Reality Check: Conservatives - where's the money coming from?
- Published
After weeks of hearing about strong and stable leadership, we've finally got some numbers to look at.
But unlike Labour and the Liberal Democrats, the Conservatives have not released their overall costings in a single table in their manifesto.
What they have said is that they will aim to balance the budget by 2025, rather than the early 2020s as previously set out in the Chancellor's March Budget. In the 2015 Conservative manifesto, the party had committed to eliminating the budget deficit by 2020.
There are some headline numbers. The Tories say, for example, that they plan to spend a minimum of £8bn on the NHS.
However, the manifesto does not say how this will be paid for.
The social care changes will mean tens of thousands more families have to pay for social care provided at home - but everyone will retain at least £100,000 of their savings and assets including value in the family home.

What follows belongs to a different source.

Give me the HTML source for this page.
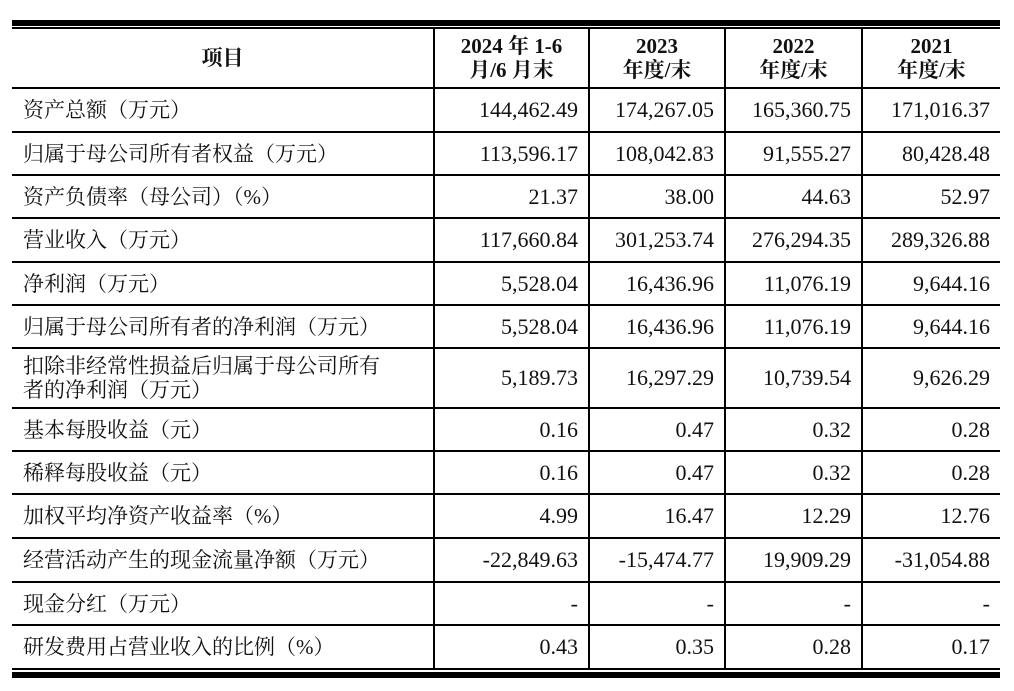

It is a policy designed to take account of the fact that we are living longer.
The Conservatives also want to raise money by means testing the winter fuel allowance - ensuring that payments go only to the least wealthy pensioners. The scheme costs about £3bn at the moment - means testing it could save about half that according to the independent Institute for Fiscal Studies.
Future tax rises?
When it comes to tax, the Tories say there will be no increase in VAT but they have scrapped their 2015 manifesto pledge not to raise income tax or National Insurance.
Whilst this leaves the door open for possible future tax rises, Labour and the Lib Dems have already promised to increase income tax to partly fund their spending plans.
The big Conservative promise in the Cameron years was the triple lock on pensions - under which the state pension rises by the rate of inflation, average earnings or 2.5%, whichever is the highest.
Theresa May wants to scrap that - losing the 2.5% guarantee. It would give the government more flexibility, but it is impossible to say how much money it might save.
Moving to education - the Conservatives want to boost school funding by £4bn over the course of the next parliament.
One of the ways they plan to raise that money is to scrap universal free school lunches for infants - replacing them with much cheaper free school breakfasts in primary schools - but the manifesto contains no precise calculations for this.
Migration targets
Immigration policy also looms large in Conservative plans.
They plan to double - from £1,000 to £2,000 - the amount companies have to pay to import highly-skilled workers from outside the EU. We do not know how much that might raise.
The Conservatives have also reaffirmed their target of cutting overall net immigration to less than 100,000 per year.
The independent Office for Budget Responsibility has estimated that cutting annual net immigration from about 273,000 now to 185,000 by 2021 - still a long way short of the 100,000 target - could cost £5.9bn - because of things like a lower tax take and a higher proportion of non-working people in the overall population.
So that is something that will have to be taken into account in the immigration debate to come and that emphasis on immigration is a reminder that this is an election taking place in the shadow of the looming Brexit negotiations.
The outcome of those talks over the next two years is deeply uncertain at the moment.
The manifesto reasserts that the Conservatives think no deal with the EU is better than a bad deal.
So the EU negotiations will probably do more than anything else in the next parliament to determine the health of the British economy and the chances for any political party to put their promises into practice.